Problem requirements: Work through the data line by line, gathering every line that has the word "this".

Provided data:

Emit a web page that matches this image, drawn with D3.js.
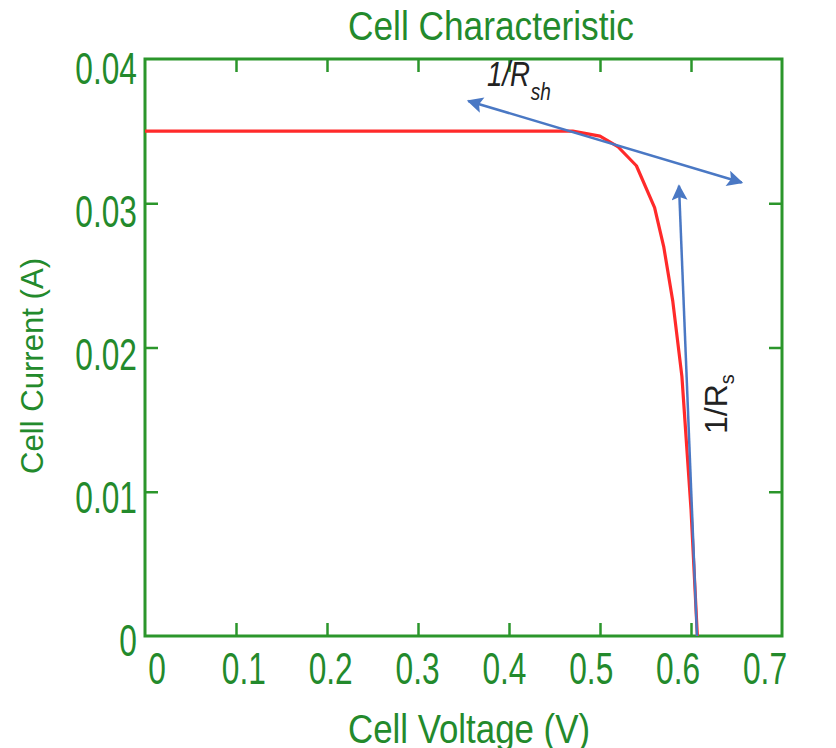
<!DOCTYPE html>
<html>
<head>
<meta charset="utf-8">
<script src="https://cdn.jsdelivr.net/npm/d3@7/dist/d3.min.js"></script>
<style>
  html, body { margin: 0; padding: 0; background: #fff; }
  svg { display: block; }
</style>
</head>
<body>
<svg id="chart" width="836" height="748"></svg>
<script>
// I-V characteristic of a solar cell
const voltage = [0, 0.10, 0.20, 0.30, 0.40, 0.47, 0.50, 0.52, 0.54, 0.56, 0.57, 0.58, 0.59, 0.60, 0.607];
const current = [0.0350, 0.0350, 0.0350, 0.0350, 0.0350, 0.0350, 0.03465, 0.0339, 0.0326, 0.0297, 0.0270, 0.0232, 0.0180, 0.0088, 0];

const xTicks = [0, 0.1, 0.2, 0.3, 0.4, 0.5, 0.6, 0.7];
const yTicks = [0, 0.01, 0.02, 0.03, 0.04];
const xTickLabels = ["0", "0.1", "0.2", "0.3", "0.4", "0.5", "0.6", "0.7"];
const yTickLabels = ["0", "0.01", "0.02", "0.03", "0.04"];

// slope annotations, in (V, A)
const shuntArrow = [[0.3553, 0.03709], [0.6557, 0.03144]];
const seriesArrow = [[0.6066, 0], [0.5868, 0.03121]];

const green = "#238a2c";
const frameGreen = "#2b962b";
const blue = "#4a78c4";

const svg = d3.select("#chart");
const L = 145, R = 782, T = 59, B = 636;

const x = d3.scaleLinear().domain([0, 0.7]).range([L, R]);
const y = d3.scaleLinear().domain([0, 0.04]).range([B, T]);
// tick labels sit on a slightly tighter spread than the tick marks
const xLab = d3.scaleLinear().domain([0, 0.7]).range([157, 765]);
const yLab = d3.scaleLinear().domain([0, 0.04]).range([640, 68]);

function condense(sel, k) {
  sel.each(function () {
    const w = this.getComputedTextLength();
    this.setAttribute("textLength", w * k);
    this.setAttribute("lengthAdjust", "spacingAndGlyphs");
  });
}
function fitWidth(sel, w) {
  sel.attr("textLength", w).attr("lengthAdjust", "spacingAndGlyphs");
}

// inward ticks on all four sides
const inner = xTicks.slice(1, -1);
const innerY = yTicks.slice(1, -1);
const tk = 13;
function styleAxis(g) {
  g.select(".domain").remove();
  g.selectAll("text").remove();
  g.selectAll("line").attr("stroke", frameGreen).attr("stroke-width", 2.5);
}
svg.append("g").attr("transform", `translate(0,${B})`)
  .call(d3.axisBottom(x).tickValues(inner).tickSizeInner(-tk).tickSizeOuter(0)).call(styleAxis);
svg.append("g").attr("transform", `translate(0,${T})`)
  .call(d3.axisTop(x).tickValues(inner).tickSizeInner(-tk).tickSizeOuter(0)).call(styleAxis);
svg.append("g").attr("transform", `translate(${L},0)`)
  .call(d3.axisLeft(y).tickValues(innerY).tickSizeInner(-tk).tickSizeOuter(0)).call(styleAxis);
svg.append("g").attr("transform", `translate(${R},0)`)
  .call(d3.axisRight(y).tickValues(innerY).tickSizeInner(-tk).tickSizeOuter(0)).call(styleAxis);

svg.append("rect")
  .attr("x", L).attr("y", T).attr("width", R - L).attr("height", B - T)
  .attr("fill", "none").attr("stroke", frameGreen).attr("stroke-width", 3);

// tick labels
const labelFont = "'Liberation Sans', Arial, sans-serif";
svg.append("g").selectAll("text").data(xTicks).join("text")
  .attr("x", d => xLab(d)).attr("y", 684)
  .attr("text-anchor", "middle")
  .attr("font-family", labelFont).attr("font-size", 44).attr("fill", green)
  .text((d, i) => xTickLabels[i])
  .call(condense, 0.72);
svg.append("g").selectAll("text").data(yTicks).join("text")
  .attr("x", 137).attr("y", d => yLab(d) + 16)
  .attr("text-anchor", "end")
  .attr("font-family", labelFont).attr("font-size", 44).attr("fill", green)
  .text((d, i) => yTickLabels[i])
  .call(condense, 0.72);

// title and axis titles
svg.append("text").attr("x", 491).attr("y", 40).attr("text-anchor", "middle")
  .attr("font-family", labelFont).attr("font-size", 40).attr("fill", green)
  .text("Cell Characteristic").call(fitWidth, 286);
svg.append("text").attr("x", 469).attr("y", 743).attr("text-anchor", "middle")
  .attr("font-family", labelFont).attr("font-size", 41).attr("fill", green)
  .text("Cell Voltage (V)").call(fitWidth, 242);
svg.append("text")
  .attr("transform", "translate(43,366) rotate(-90)")
  .attr("text-anchor", "middle")
  .attr("font-family", labelFont).attr("font-size", 32).attr("fill", green)
  .text("Cell Current (A)").call(fitWidth, 216);

// I-V curve
const pts = voltage.map((v, i) => [v, current[i]]);
svg.append("path")
  .datum(pts)
  .attr("fill", "none")
  .attr("stroke", "#ff2a2a")
  .attr("stroke-width", 3.2)
  .attr("stroke-linejoin", "round")
  .attr("d", d3.line().x(d => x(d[0])).y(d => y(d[1])));

// arrowheads
const defs = svg.append("defs");
defs.append("marker").attr("id", "head").attr("viewBox", "0 0 10 10")
  .attr("refX", 9).attr("refY", 5).attr("markerUnits", "userSpaceOnUse")
  .attr("markerWidth", 20).attr("markerHeight", 16).attr("orient", "auto-start-reverse")
  .append("path").attr("d", "M0,0 L10,5 L0,10 L2,5 Z").attr("fill", blue);

const arrowLine = d3.line().x(d => x(d[0])).y(d => y(d[1]));
svg.append("path").datum(shuntArrow)
  .attr("fill", "none").attr("stroke", blue).attr("stroke-width", 2.5)
  .attr("marker-start", "url(#head)").attr("marker-end", "url(#head)")
  .attr("d", arrowLine);
svg.append("path").datum(seriesArrow)
  .attr("fill", "none").attr("stroke", blue).attr("stroke-width", 2.5)
  .attr("marker-end", "url(#head)")
  .attr("d", arrowLine);

// slope labels
const rsh = svg.append("text").attr("x", 487).attr("y", 86)
  .attr("font-family", labelFont).attr("font-style", "italic")
  .attr("font-size", 35).attr("fill", "#222");
rsh.append("tspan").text("1/R");
rsh.append("tspan").attr("font-size", 24).attr("dx", 1).attr("dy", 14).text("sh");
condense(rsh, 0.8);

const rs = svg.append("text")
  .attr("transform", "translate(727,434) rotate(-90)")
  .attr("font-family", labelFont).attr("font-size", 32).attr("fill", "#222");
rs.append("tspan").text("1/R");
rs.append("tspan").attr("font-size", 20).attr("dy", 7).text("s");
</script>
</body>
</html>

In response:
Emit a web page that matches this image, drawn with D3.js.
    const w = this.getComputedTextLength();
    this.setAttribute("textLength", w * k);
    this.setAttribute("lengthAdjust", "spacingAndGlyphs");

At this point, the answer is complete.